Snowden is wanted in the United States for revealing secrets about U.S. surveillance programs, a point that was underlined yesterday when the British newspaper, The Guardian, published another story based on documents that Snowden provided. Security analyst Fyodor Lukyanov says Russian officials are taking a risk by allowing Snowden into the country.

FYODOR LUKYANOV: People like Snowden are quite special. They are driven by, I don't know what, by several motivations and they are not that much under control by anybody.

FLINTOFF: President Vladimir Putin has said repeatedly that Snowden may only stay in Russia if he stops all activities that could damage the United States. But Lukyanov, who's editor and chief of the journal Russia In Global Affairs, says there's no knowing what Snowden may have already released to The Guardian, information that could continue to embarrass the U.S. government.

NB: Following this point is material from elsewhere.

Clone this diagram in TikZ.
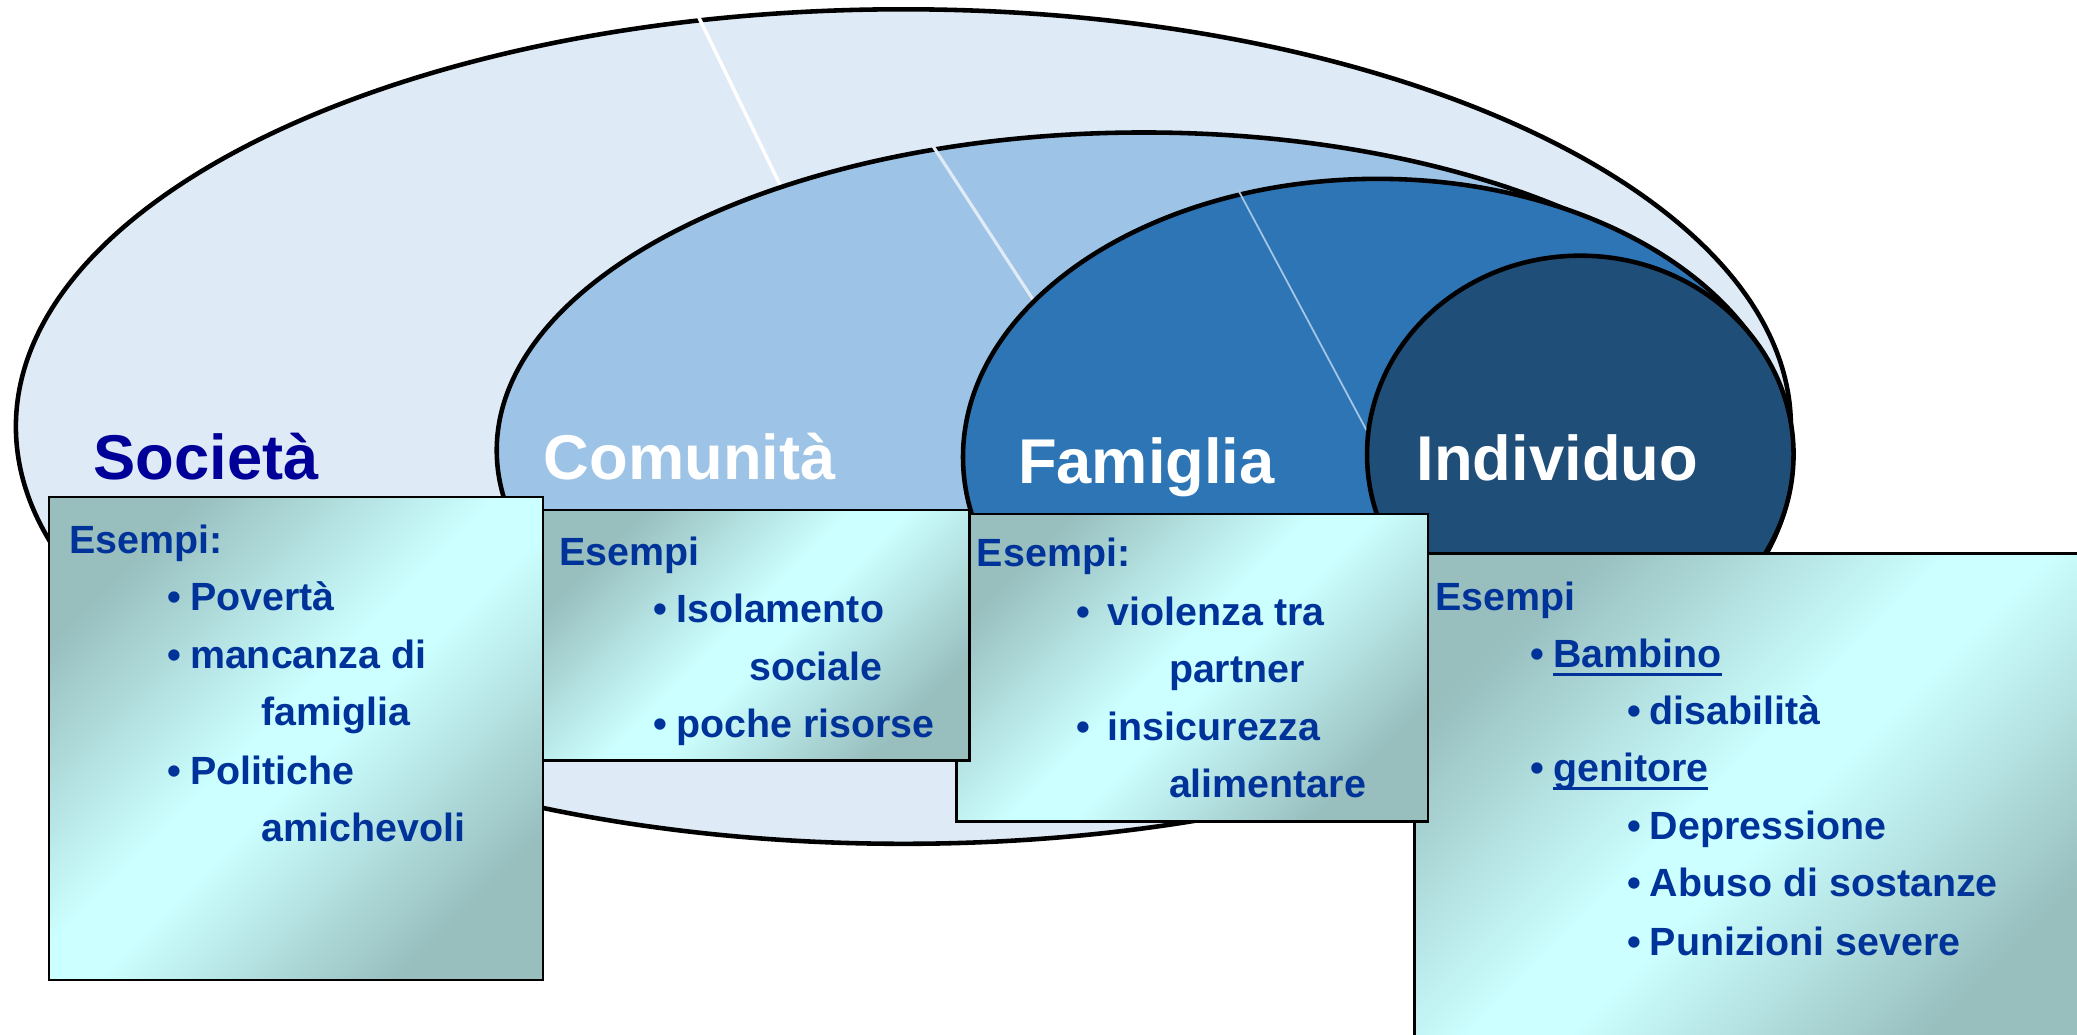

Some Russians applauded the move as a necessary moral stand. This is Veronika Krasheninnikova, a member of the Russian government oversight group the Public Chamber. She says she's proud that Russia was able to offer asylum to Snowden and accuses President Obama of abandoning his own principles.

VERONIKA KRASHENINNIKOVA: What's surprising in this situation is that the constitutional lawyer, Barack Obama, would take the position that the man who reveals these violations of American constitutional rights to privacy should be persecuted by the government.

FLINTOFF: White House spokesman Jay Carney said today that the United States was extremely disappointed by Russia's decision. When asked whether President Obama would still go to the G20 Summit in Russia in September, Carney had this to say.

JAY CARNEY: Obviously, this is not a positive development and we have a wide range of interests with the Russians and we are evaluating the utility of the summit.

FLINTOFF: But Lukyanov says that even with the threat that Obama might decide to snub the summit, Russia was left with few options on Snowden.

LUKYANOV: I think Russia had no choice but to grant him asylum because he could not, of course for political and moral reasons, he could not be extradited to the United States.

FLINTOFF: The political reason being that Putin doesn't want to be seen as caving in to U.S. pressure and the moral reason being that Russia wants to be seen as supporting human rights. In the meantime, Edward Snowden has a certificate that allows him to remain in Russia for up to one year, renewable indefinitely. His lawyer says that he's making arrangements for Snowden's father to come visit him soon.